**Information supplied:**
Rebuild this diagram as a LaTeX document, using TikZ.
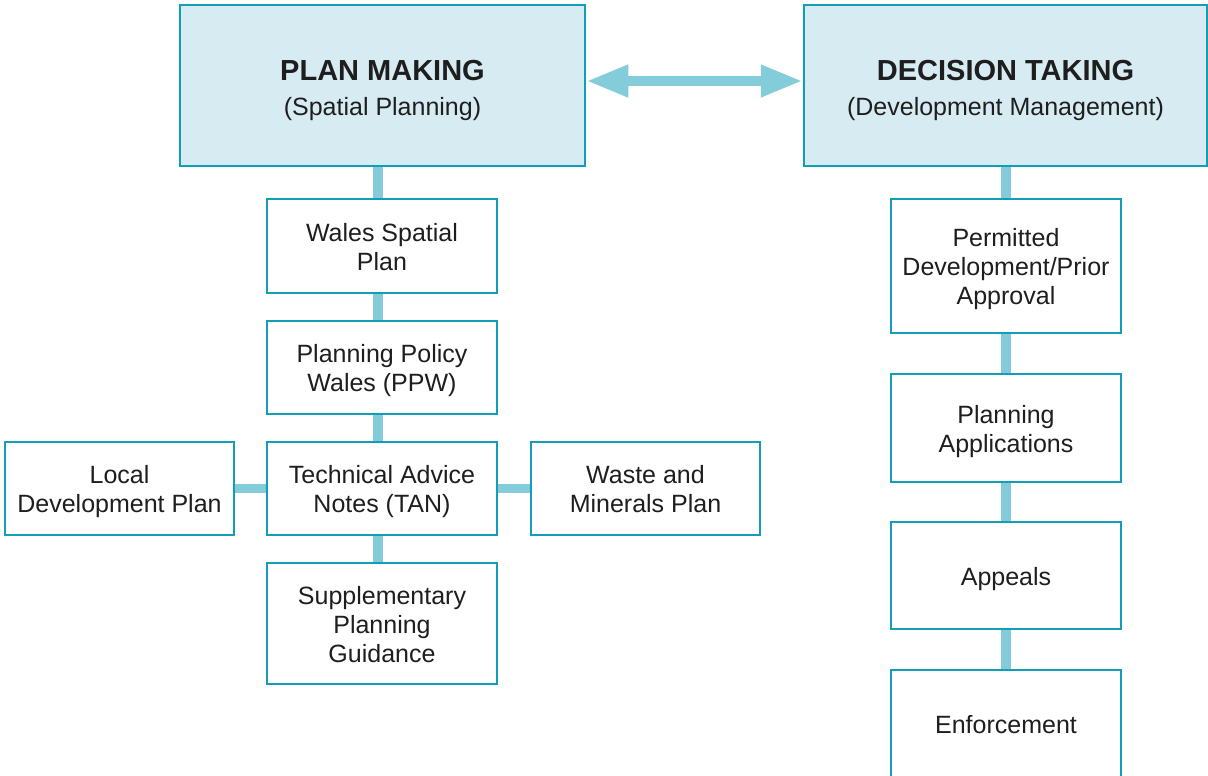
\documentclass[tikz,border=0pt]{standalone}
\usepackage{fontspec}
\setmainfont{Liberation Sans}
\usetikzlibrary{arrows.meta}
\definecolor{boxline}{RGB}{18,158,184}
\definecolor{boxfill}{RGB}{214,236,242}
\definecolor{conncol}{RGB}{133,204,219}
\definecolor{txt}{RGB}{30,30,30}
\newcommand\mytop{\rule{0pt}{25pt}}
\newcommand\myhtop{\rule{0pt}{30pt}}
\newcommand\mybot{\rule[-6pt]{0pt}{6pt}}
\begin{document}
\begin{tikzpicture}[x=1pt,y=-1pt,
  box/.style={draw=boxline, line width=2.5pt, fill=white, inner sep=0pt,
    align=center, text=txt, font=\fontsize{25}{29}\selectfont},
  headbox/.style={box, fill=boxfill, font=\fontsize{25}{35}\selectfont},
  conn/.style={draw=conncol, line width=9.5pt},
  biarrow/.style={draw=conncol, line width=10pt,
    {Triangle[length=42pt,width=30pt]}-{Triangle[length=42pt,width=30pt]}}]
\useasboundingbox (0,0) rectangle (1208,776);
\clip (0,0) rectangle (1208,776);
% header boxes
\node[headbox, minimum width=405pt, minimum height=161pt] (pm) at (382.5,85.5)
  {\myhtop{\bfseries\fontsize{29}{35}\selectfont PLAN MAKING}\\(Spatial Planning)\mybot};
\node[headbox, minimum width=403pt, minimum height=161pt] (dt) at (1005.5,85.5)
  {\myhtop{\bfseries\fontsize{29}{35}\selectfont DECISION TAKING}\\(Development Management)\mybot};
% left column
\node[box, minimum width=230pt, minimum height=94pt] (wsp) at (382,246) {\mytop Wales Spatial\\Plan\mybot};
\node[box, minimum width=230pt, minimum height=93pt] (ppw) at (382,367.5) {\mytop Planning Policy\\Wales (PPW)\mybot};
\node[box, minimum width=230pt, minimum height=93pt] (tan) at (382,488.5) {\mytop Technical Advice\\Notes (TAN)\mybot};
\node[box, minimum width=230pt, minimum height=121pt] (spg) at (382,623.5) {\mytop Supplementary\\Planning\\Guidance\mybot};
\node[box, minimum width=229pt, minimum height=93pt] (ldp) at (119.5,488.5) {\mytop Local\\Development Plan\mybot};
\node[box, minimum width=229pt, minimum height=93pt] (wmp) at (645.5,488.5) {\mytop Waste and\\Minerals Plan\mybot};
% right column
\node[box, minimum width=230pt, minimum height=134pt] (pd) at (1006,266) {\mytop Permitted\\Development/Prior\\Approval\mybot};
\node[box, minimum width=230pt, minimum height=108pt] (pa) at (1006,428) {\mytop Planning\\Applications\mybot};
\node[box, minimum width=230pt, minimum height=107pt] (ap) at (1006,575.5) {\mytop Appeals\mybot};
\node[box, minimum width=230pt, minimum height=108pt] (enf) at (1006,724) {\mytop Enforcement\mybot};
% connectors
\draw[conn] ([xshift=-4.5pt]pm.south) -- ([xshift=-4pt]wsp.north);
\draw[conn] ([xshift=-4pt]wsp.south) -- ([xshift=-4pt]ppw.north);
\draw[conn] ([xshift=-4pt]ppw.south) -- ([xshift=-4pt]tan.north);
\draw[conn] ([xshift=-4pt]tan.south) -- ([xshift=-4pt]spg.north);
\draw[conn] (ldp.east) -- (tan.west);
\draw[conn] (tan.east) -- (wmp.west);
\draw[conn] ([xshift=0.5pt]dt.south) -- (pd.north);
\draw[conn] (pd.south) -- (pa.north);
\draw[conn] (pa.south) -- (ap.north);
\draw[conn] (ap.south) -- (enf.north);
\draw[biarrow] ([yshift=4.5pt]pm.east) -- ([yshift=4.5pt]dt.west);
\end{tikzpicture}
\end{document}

**Exercise task:**
Reproduce each line exactly, please, except for any pictures.

**Written solution:**
Rebuild this diagram as a LaTeX document, using TikZ.
\documentclass[tikz,border=0pt]{standalone}
\usepackage{fontspec}
\setmainfont{Liberation Sans}
\usetikzlibrary{arrows.meta}
\definecolor{boxline}{RGB}{18,158,184}
\definecolor{boxfill}{RGB}{214,236,242}
\definecolor{conncol}{RGB}{133,204,219}
\definecolor{txt}{RGB}{30,30,30}
\newcommand\mytop{\rule{0pt}{25pt}}
\newcommand\myhtop{\rule{0pt}{30pt}}
\newcommand\mybot{\rule[-6pt]{0pt}{6pt}}
\begin{document}
\begin{tikzpicture}[x=1pt,y=-1pt,
  box/.style={draw=boxline, line width=2.5pt, fill=white, inner sep=0pt,
    align=center, text=txt, font=\fontsize{25}{29}\selectfont},
  headbox/.style={box, fill=boxfill, font=\fontsize{25}{35}\selectfont},
  conn/.style={draw=conncol, line width=9.5pt},
  biarrow/.style={draw=conncol, line width=10pt,
    {Triangle[length=42pt,width=30pt]}-{Triangle[length=42pt,width=30pt]}}]
\useasboundingbox (0,0) rectangle (1208,776);
\clip (0,0) rectangle (1208,776);
% header boxes
\node[headbox, minimum width=405pt, minimum height=161pt] (pm) at (382.5,85.5)
  {\myhtop{\bfseries\fontsize{29}{35}\selectfont PLAN MAKING}\\(Spatial Planning)\mybot};
\node[headbox, minimum width=403pt, minimum height=161pt] (dt) at (1005.5,85.5)
  {\myhtop{\bfseries\fontsize{29}{35}\selectfont DECISION TAKING}\\(Development Management)\mybot};
% left column
\node[box, minimum width=230pt, minimum height=94pt] (wsp) at (382,246) {\mytop Wales Spatial\\Plan\mybot};
\node[box, minimum width=230pt, minimum height=93pt] (ppw) at (382,367.5) {\mytop Planning Policy\\Wales (PPW)\mybot};
\node[box, minimum width=230pt, minimum height=93pt] (tan) at (382,488.5) {\mytop Technical Advice\\Notes (TAN)\mybot};
\node[box, minimum width=230pt, minimum height=121pt] (spg) at (382,623.5) {\mytop Supplementary\\Planning\\Guidance\mybot};
\node[box, minimum width=229pt, minimum height=93pt] (ldp) at (119.5,488.5) {\mytop Local\\Development Plan\mybot};
\node[box, minimum width=229pt, minimum height=93pt] (wmp) at (645.5,488.5) {\mytop Waste and\\Minerals Plan\mybot};
% right column
\node[box, minimum width=230pt, minimum height=134pt] (pd) at (1006,266) {\mytop Permitted\\Development/Prior\\Approval\mybot};
\node[box, minimum width=230pt, minimum height=108pt] (pa) at (1006,428) {\mytop Planning\\Applications\mybot};
\node[box, minimum width=230pt, minimum height=107pt] (ap) at (1006,575.5) {\mytop Appeals\mybot};
\node[box, minimum width=230pt, minimum height=108pt] (enf) at (1006,724) {\mytop Enforcement\mybot};
% connectors
\draw[conn] ([xshift=-4.5pt]pm.south) -- ([xshift=-4pt]wsp.north);
\draw[conn] ([xshift=-4pt]wsp.south) -- ([xshift=-4pt]ppw.north);
\draw[conn] ([xshift=-4pt]ppw.south) -- ([xshift=-4pt]tan.north);
\draw[conn] ([xshift=-4pt]tan.south) -- ([xshift=-4pt]spg.north);
\draw[conn] (ldp.east) -- (tan.west);
\draw[conn] (tan.east) -- (wmp.west);
\draw[conn] ([xshift=0.5pt]dt.south) -- (pd.north);
\draw[conn] (pd.south) -- (pa.north);
\draw[conn] (pa.south) -- (ap.north);
\draw[conn] (ap.south) -- (enf.north);
\draw[biarrow] ([yshift=4.5pt]pm.east) -- ([yshift=4.5pt]dt.west);
\end{tikzpicture}
\end{document}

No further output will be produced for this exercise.